* [Required work] Return all the data below as it stands, minus the pictures.

───

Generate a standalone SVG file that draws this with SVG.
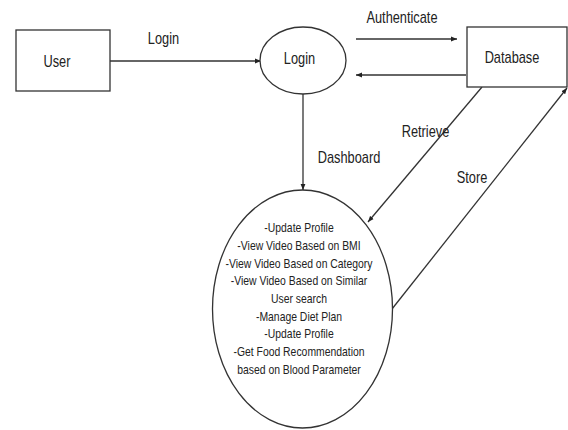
<svg xmlns="http://www.w3.org/2000/svg" width="568" height="430" viewBox="0 0 568 430">
<defs>
<marker id="arr" viewBox="0 0 10 10" refX="10" refY="5" markerWidth="6" markerHeight="6" orient="auto" markerUnits="userSpaceOnUse">
<path d="M0,1 L10,5 L0,9 z" fill="#222"/>
</marker>
<style>
.shape{fill:#fff;stroke:#333;stroke-width:1.3}
.conn{fill:none;stroke:#333;stroke-width:1.3}
text{font-family:"Liberation Sans",Arial,sans-serif;fill:#222;text-anchor:middle}
.lbl{font-size:16px}
.item{font-size:13px}
</style>
</defs>
<rect width="568" height="430" fill="#fff"/>
<g id="connectors">
<line class="conn" x1="110" y1="61" x2="261" y2="61" marker-end="url(#arr)"/>
<line class="conn" x1="356" y1="39" x2="457" y2="39" marker-end="url(#arr)"/>
<line class="conn" x1="466" y1="75" x2="356" y2="75" marker-end="url(#arr)"/>
<line class="conn" x1="303" y1="94" x2="303" y2="190" marker-end="url(#arr)"/>
<line class="conn" x1="482" y1="87" x2="368" y2="222" marker-end="url(#arr)"/>
<line class="conn" x1="392" y1="309" x2="567" y2="88" marker-end="url(#arr)"/>
<text class="lbl" transform="matrix(0.8 0 0 1 163.5 0)" x="0" y="44">Login</text>
<text class="lbl" transform="matrix(0.8 0 0 1 402 0)" x="0" y="23">Authenticate</text>
<text class="lbl" transform="matrix(0.8 0 0 1 349 0)" x="0" y="163">Dashboard</text>
<text class="lbl" transform="matrix(0.8 0 0 1 425.5 0)" x="0" y="137">Retrieve</text>
<text class="lbl" transform="matrix(0.8 0 0 1 472 0)" x="0" y="183">Store</text>
</g>
<g id="user">
<rect class="shape" x="16" y="30" width="94" height="61"/>
<text class="lbl" transform="matrix(0.8 0 0 1 57 0)" x="0" y="67">User</text>
</g>
<g id="login">
<ellipse class="shape" cx="303" cy="60.5" rx="43" ry="33.5"/>
<text class="lbl" transform="matrix(0.8 0 0 1 299.5 0)" x="0" y="64">Login</text>
</g>
<g id="database">
<rect class="shape" x="467" y="27" width="100" height="60"/>
<text class="lbl" transform="matrix(0.8 0 0 1 512 0)" x="0" y="63">Database</text>
</g>
<g id="dashboard">
<ellipse class="shape" cx="302.5" cy="309" rx="90" ry="119"/>
<g transform="matrix(0.8 0 0 1 299 0)">
<text class="item" x="0" y="232.3">-Update Profile</text>
<text class="item" x="0" y="250">-View Video Based on BMI</text>
<text class="item" x="0" y="267.7">-View Video Based on Category</text>
<text class="item" x="0" y="285.4">-View Video Based on Similar</text>
<text class="item" x="0" y="303.1">User search</text>
<text class="item" x="0" y="320.8">-Manage Diet Plan</text>
<text class="item" x="0" y="338.5">-Update Profile</text>
<text class="item" x="0" y="356.2">-Get Food Recommendation</text>
<text class="item" x="0" y="374">based on Blood Parameter</text>
</g>
</g>
</svg>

───

* [Exercise output]
Generate a standalone SVG file that draws this with SVG.
<svg xmlns="http://www.w3.org/2000/svg" width="568" height="430" viewBox="0 0 568 430">
<defs>
<marker id="arr" viewBox="0 0 10 10" refX="10" refY="5" markerWidth="6" markerHeight="6" orient="auto" markerUnits="userSpaceOnUse">
<path d="M0,1 L10,5 L0,9 z" fill="#222"/>
</marker>
<style>
.shape{fill:#fff;stroke:#333;stroke-width:1.3}
.conn{fill:none;stroke:#333;stroke-width:1.3}
text{font-family:"Liberation Sans",Arial,sans-serif;fill:#222;text-anchor:middle}
.lbl{font-size:16px}
.item{font-size:13px}
</style>
</defs>
<rect width="568" height="430" fill="#fff"/>
<g id="connectors">
<line class="conn" x1="110" y1="61" x2="261" y2="61" marker-end="url(#arr)"/>
<line class="conn" x1="356" y1="39" x2="457" y2="39" marker-end="url(#arr)"/>
<line class="conn" x1="466" y1="75" x2="356" y2="75" marker-end="url(#arr)"/>
<line class="conn" x1="303" y1="94" x2="303" y2="190" marker-end="url(#arr)"/>
<line class="conn" x1="482" y1="87" x2="368" y2="222" marker-end="url(#arr)"/>
<line class="conn" x1="392" y1="309" x2="567" y2="88" marker-end="url(#arr)"/>
<text class="lbl" transform="matrix(0.8 0 0 1 163.5 0)" x="0" y="44">Login</text>
<text class="lbl" transform="matrix(0.8 0 0 1 402 0)" x="0" y="23">Authenticate</text>
<text class="lbl" transform="matrix(0.8 0 0 1 349 0)" x="0" y="163">Dashboard</text>
<text class="lbl" transform="matrix(0.8 0 0 1 425.5 0)" x="0" y="137">Retrieve</text>
<text class="lbl" transform="matrix(0.8 0 0 1 472 0)" x="0" y="183">Store</text>
</g>
<g id="user">
<rect class="shape" x="16" y="30" width="94" height="61"/>
<text class="lbl" transform="matrix(0.8 0 0 1 57 0)" x="0" y="67">User</text>
</g>
<g id="login">
<ellipse class="shape" cx="303" cy="60.5" rx="43" ry="33.5"/>
<text class="lbl" transform="matrix(0.8 0 0 1 299.5 0)" x="0" y="64">Login</text>
</g>
<g id="database">
<rect class="shape" x="467" y="27" width="100" height="60"/>
<text class="lbl" transform="matrix(0.8 0 0 1 512 0)" x="0" y="63">Database</text>
</g>
<g id="dashboard">
<ellipse class="shape" cx="302.5" cy="309" rx="90" ry="119"/>
<g transform="matrix(0.8 0 0 1 299 0)">
<text class="item" x="0" y="232.3">-Update Profile</text>
<text class="item" x="0" y="250">-View Video Based on BMI</text>
<text class="item" x="0" y="267.7">-View Video Based on Category</text>
<text class="item" x="0" y="285.4">-View Video Based on Similar</text>
<text class="item" x="0" y="303.1">User search</text>
<text class="item" x="0" y="320.8">-Manage Diet Plan</text>
<text class="item" x="0" y="338.5">-Update Profile</text>
<text class="item" x="0" y="356.2">-Get Food Recommendation</text>
<text class="item" x="0" y="374">based on Blood Parameter</text>
</g>
</g>
</svg>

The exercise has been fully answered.